İnsan hayatını şöyle bir göz önünden geçirdiğinde nasıl bir imtihana tabi tutulduğunu da anlıyor.
Altın ateşle,
Kadın altınla,
Erkek kadınla imtihan edilirmiş.
Hayatımın daha henüz baharında böyle bir imtihandan geçtiğimi başıma gelince anladım. Olaylara ne kadar kör baktığımı da görmüş oldum.
Neticede vermis olduğum bir sözle imtihana girdim.
Bana deseler ki!
Sevmek mi,
Sevilmek mi,
Sevildiğimden emin olamam.
Ama sevdiğimden eminim.
Bunun için söz verdim ve bu sözüm ceremesini çekiyorum şimdi..
…..
Aşk uzun bir çöle benzer.
Sevda da kişinin çölde imtihanıdır.
Yüreğinde yeterli sevgisi olmayanlar bu yolu geçemezler.
Bir taraf sefa sürmeye kendini hazırlamışsa,
Diğer tarafta kendini cefa çekmeye hazırlasın.
Bu dünyanın sevdasında yan yana bir ömür boyu mutluluk yoktu.
Birisi gam ateşiyle çöllere düşer. İçindeki ateşi ya daha büyük bir ateşle bastırmak isteyecektir.
Ya da eskisinden daha güçlü bir sevdanın yollarına koşacaktır. Ki bunun karşılığı “ O’ dur. O da Yaradan’dır. Artık Yaradan’ın aşkına seviyorsun.
Yunus da öyle demiyor mu;
"Elif okuduk ötürü
Pazardan aldık götürü
Yaradılmışı severiz
Yaradan’dan ötürü.."
…..
Nitekim dilden dile anlatılan Leyla ve Mecnun hikâyesi bunun en bariz örneğidir.
Bir vefasızlığa uğrayan Mecnun bu nedenle çöle düşmüştür.
İçindeki derdini kimseye açamamıştır.
Daha büyük bir ateşte yanarak içindeki ateşi söndürmek istemiştir.

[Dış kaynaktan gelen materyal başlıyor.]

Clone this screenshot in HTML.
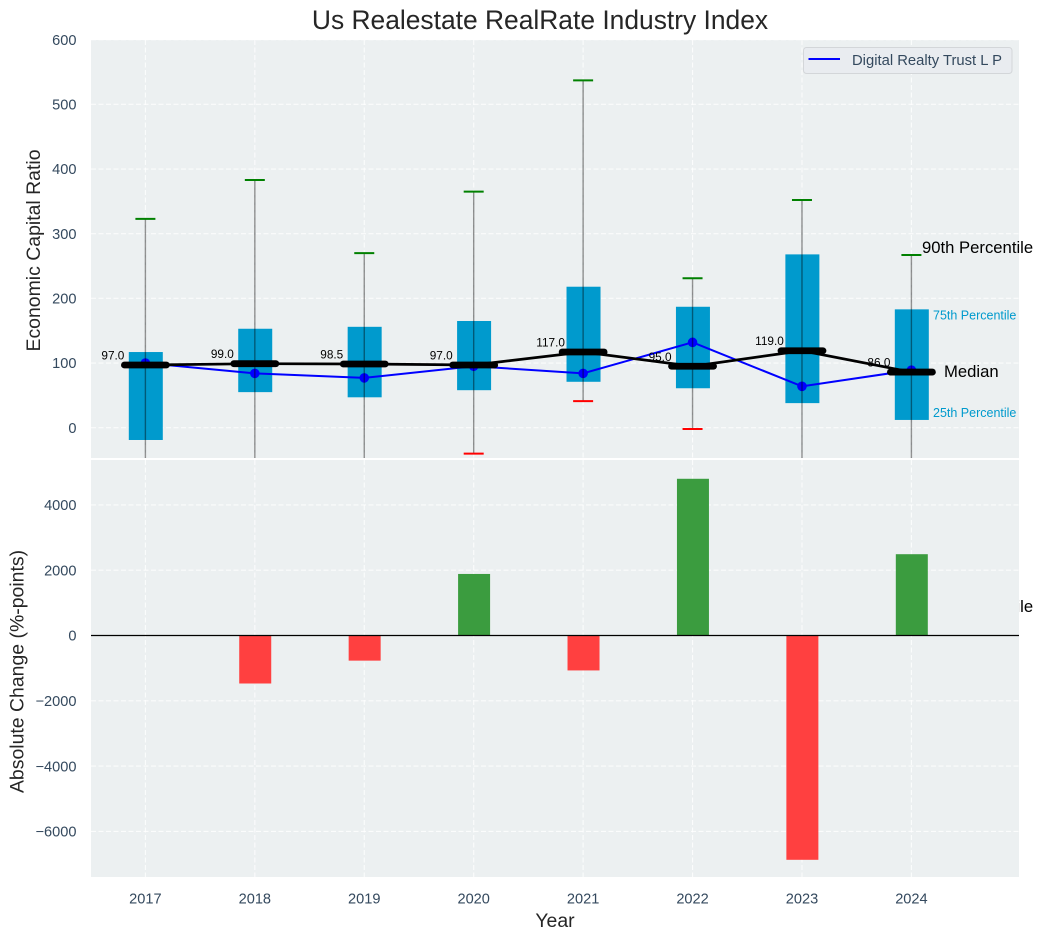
<!DOCTYPE html>
<html lang="en">
<head>
<meta charset="utf-8">
<title>Us Realestate RealRate Industry Index</title>
<style>
html,body{margin:0;padding:0;background:#fff;}
svg{display:block;font-family:"Liberation Sans",Arial,sans-serif;}
</style>
</head>
<body>
<svg id="chart" xmlns="http://www.w3.org/2000/svg" width="1043" height="940" viewBox="0 0 1043 940"></svg>
<script>
const years = [2017, 2018, 2019, 2020, 2021, 2022, 2023, 2024];
const p90 = [323, 383, 270, 365, 537, 231, 352, 267];
const p75 = [117, 153, 156, 165, 218, 187, 268, 183];
const medians = [97.0, 99.0, 98.5, 97.0, 117.0, 95.0, 119.0, 86.0];
const p25 = [-19, 55, 47, 58, 71, 61, 38, 12];
const p10 = [-120, -90, -100, -40, 41, -2, -110, -130];
const company = [100, 84, 77, 95, 84, 132, 64, 89];
const changes = [0, -1470, -770, 1885, -1070, 4800, -6870, 2490];
const topTicks = [0, 100, 200, 300, 400, 500, 600];
const bottomTicks = [-6000, -4000, -2000, 0, 2000, 4000];

const svg = document.getElementById('chart');
const NS = 'http://www.w3.org/2000/svg';
const plotL = 91, plotR = 1019, topT = 40, topB = 458, botT = 460, botB = 877;

function xPos(v) { return 145.4 + (v - 2017) * 109.43; }
function yTop(v) { return 427.7 - v * 0.6467; }
function yBot(v) { return 635.5 - v * 0.03265; }

function make(tag, attrs, parent, text) {
  const el = document.createElementNS(NS, tag);
  for (const k in attrs) el.setAttribute(k, attrs[k]);
  if (text !== undefined) el.textContent = text;
  (parent || svg).appendChild(el);
  return el;
}

const defs = make('defs', {});
const clip = make('clipPath', { id: 'top-clip' }, defs);
make('rect', { x: plotL, y: topT, width: plotR - plotL, height: topB - topT }, clip);
const clip2 = make('clipPath', { id: 'bot-clip' }, defs);
make('rect', { x: plotL, y: botT, width: plotR - plotL, height: botB - botT }, clip2);

const BG = '#ecf0f1', TICK = '#34495e', TEXT = '#262626';

// Stray copy of the annotation: hidden by the lower panel except for its tail
const strayLabel = make('text', { x: 922, y: 612, 'font-size': 16.67, fill: '#000' }, svg, '90th Percentile');



// Panels
const topBg = make('rect', { x: plotL, y: topT, width: plotR - plotL, height: topB - topT, fill: BG });


const botBg = make('rect', { x: plotL, y: botT, width: plotR - plotL, height: botB - botT, fill: BG });



// Grid
const gridStyle = { stroke: '#fff', 'stroke-width': 1.1, 'stroke-dasharray': '5 2.5', 'stroke-opacity': 0.8 };
const gridG = make('g', gridStyle);


years.forEach(function (yr) {
  make('line', { x1: xPos(yr), x2: xPos(yr), y1: topT, y2: topB }, gridG);
  make('line', { x1: xPos(yr), x2: xPos(yr), y1: botT, y2: botB }, gridG);
});
topTicks.forEach(function (t) {
  make('line', { x1: plotL, x2: plotR, y1: yTop(t), y2: yTop(t) }, gridG);
});
bottomTicks.forEach(function (t) {
  make('line', { x1: plotL, x2: plotR, y1: yBot(t), y2: yBot(t) }, gridG);
});

// Tick labels
years.forEach(function (yr) {
  const t = make('text', { x: xPos(yr), y: 903.5, 'text-anchor': 'middle', 'font-size': 14.58, fill: TICK }, svg, String(yr));
  
  
});
topTicks.forEach(function (v) {
  const t = make('text', { x: 76.5, y: yTop(v) + 5.2, 'text-anchor': 'end', 'font-size': 14.58, fill: TICK }, svg, String(v));
  
  
});
bottomTicks.forEach(function (v) {
  const t = make('text', { x: 76.5, y: yBot(v) + 5.2, 'text-anchor': 'end', 'font-size': 14.58, fill: TICK }, svg, String(v).replace('-', '\u2212'));
  
  
});

// Boxes
const topG = make('g', { 'clip-path': 'url(#top-clip)' });


const boxHalf = 17;
years.forEach(function (yr, i) {
  const b = make('rect', { x: xPos(yr) - boxHalf + 0.4, y: yTop(p75[i]), width: boxHalf * 2, height: yTop(p25[i]) - yTop(p75[i]), fill: '#009acd' }, topG);
  
  
});

// Company series
const companyPts = years.map(function (yr, i) { return xPos(yr) + ',' + yTop(company[i]); }).join(' ');
const companyLine = make('polyline', { points: companyPts, fill: 'none', stroke: '#0000ff', 'stroke-width': 2 }, topG);


years.forEach(function (yr, i) {
  const c = make('circle', { cx: xPos(yr), cy: yTop(company[i]), r: 4.8, fill: '#0000ff' }, topG);
  
  
});

// Whiskers and caps
years.forEach(function (yr, i) {
  const w = make('line', { x1: xPos(yr), x2: xPos(yr), y1: yTop(p90[i]), y2: yTop(p10[i]), stroke: '#000', 'stroke-opacity': 0.42, 'stroke-width': 1.4 }, topG);
  
  
  const up = make('line', { x1: xPos(yr) - 10, x2: xPos(yr) + 10, y1: yTop(p90[i]), y2: yTop(p90[i]), stroke: '#008000', 'stroke-width': 2 }, topG);
  
  
  const lo = make('line', { x1: xPos(yr) - 10, x2: xPos(yr) + 10, y1: yTop(p10[i]), y2: yTop(p10[i]), stroke: '#ff0000', 'stroke-width': 2 }, topG);
  
  
});

// Median line and ticks
const medianPts = years.map(function (yr, i) { return xPos(yr) + ',' + yTop(medians[i]); }).join(' ');
const medianLine = make('polyline', { points: medianPts, fill: 'none', stroke: '#000', 'stroke-width': 2.7 }, topG);


years.forEach(function (yr, i) {
  const m = make('line', { x1: xPos(yr) - 21, x2: xPos(yr) + 21, y1: yTop(medians[i]), y2: yTop(medians[i]), stroke: '#000', 'stroke-width': 6.8, 'stroke-linecap': 'round' }, topG);
  
  
  const l = make('text', { x: xPos(yr) - 32.5, y: yTop(medians[i]) - 5.5, 'text-anchor': 'middle', 'font-size': 11.8, fill: '#000' }, svg, medians[i].toFixed(1));
  
  
});

// Change bars
const botG = make('g', { 'clip-path': 'url(#bot-clip)' });


const barHalf = 16;
years.forEach(function (yr, i) {
  const v = changes[i];
  const r = make('rect', {
    x: xPos(yr) - barHalf + 0.4, width: barHalf * 2,
    y: Math.min(yBot(v), yBot(0)), height: Math.abs(yBot(v) - yBot(0)),
    fill: v >= 0 ? '#3b9c3f' : '#ff4040'
  }, botG);
  
  
});
const zero = make('line', { x1: plotL, x2: plotR, y1: yBot(0), y2: yBot(0), stroke: '#000', 'stroke-width': 1.3 });



// Annotations on the final year
const last = years.length - 1;
const a90 = make('text', { x: 922, y: yTop(p90[last]) - 2, 'font-size': 16.67, fill: '#000' }, svg, '90th Percentile');


const a75 = make('text', { x: 933, y: yTop(p75[last]) + 10, 'font-size': 12.5, fill: '#009acd' }, svg, '75th Percentile');


const aMed = make('text', { x: 944, y: yTop(medians[last]) + 5, 'font-size': 16.67, fill: '#000' }, svg, 'Median');


const a25 = make('text', { x: 933, y: yTop(p25[last]) - 3, 'font-size': 12.5, fill: '#009acd' }, svg, '25th Percentile');



// Legend
const legend = make('g', {});


const legendBox = make('rect', { x: 803.5, y: 47.5, width: 208.5, height: 26, rx: 3, fill: '#e9ecf0', stroke: '#d3d6d9', 'stroke-width': 1 }, legend);


const legendLine = make('line', { x1: 808.5, x2: 840, y1: 59, y2: 59, stroke: '#0000ff', 'stroke-width': 2 }, legend);


const legendText = make('text', { x: 852, y: 65, 'font-size': 14.8, fill: TICK }, legend, 'Digital Realty Trust L P');



// Titles
const title = make('text', { x: 540, y: 29, 'text-anchor': 'middle', 'font-size': 26.4, fill: TEXT }, svg, 'Us Realestate RealRate Industry Index');


const xTitle = make('text', { x: 555, y: 927, 'text-anchor': 'middle', 'font-size': 19.44, fill: TEXT }, svg, 'Year');


const yTitle1 = make('text', { transform: 'translate(40,250.5) rotate(-90)', 'text-anchor': 'middle', 'font-size': 19.44, fill: TEXT }, svg, 'Economic Capital Ratio');


const yTitle2 = make('text', { transform: 'translate(23.5,671.5) rotate(-90)', 'text-anchor': 'middle', 'font-size': 19.44, fill: TEXT }, svg, 'Absolute Change (%-points)');


</script>
</body>
</html>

Daha büyük bir aşka koşarak vuslat etmek istemiştir.
…..
Gerçek olan bir şey daha vardı. Çok önceden atılan ancak geçen yılların içinde unutulan fitne tohumu ya da iyilik tohumları bir gün kendisini gösteriyordu. Hem de birlikte geçirilen yıllara aldırış etmeden.
Bir anda birlikte geçirilen yılların üzerine bir çizgi çizilerek.
Nasıl bir imtihandan geçtiğinizi göreceksiniz.
Hz. Mevlâna;
“Sevmek, en müsait imtihan. Ve kişi daima en sevdiği ile imtihan edilirdi. İnanç arttıkça, imtihan da artar.”
Seven insanın sıkıntısı budur işte
Bu noktada sizi anlayan çıkmaz.
Sevinçler paylaşılıyordu.
Ama dertler asla paylaşım kabul etmiyordu.
Nasıl bir savaşın içine girdiğinizi anlarsanız ne ala.
Anlamazsanız tükenip gidiyorsunuz zaten.
Yaşanan bu cehennemi hayatın ne bir telafisi, ne de bir bedel ödemesi olacaktır.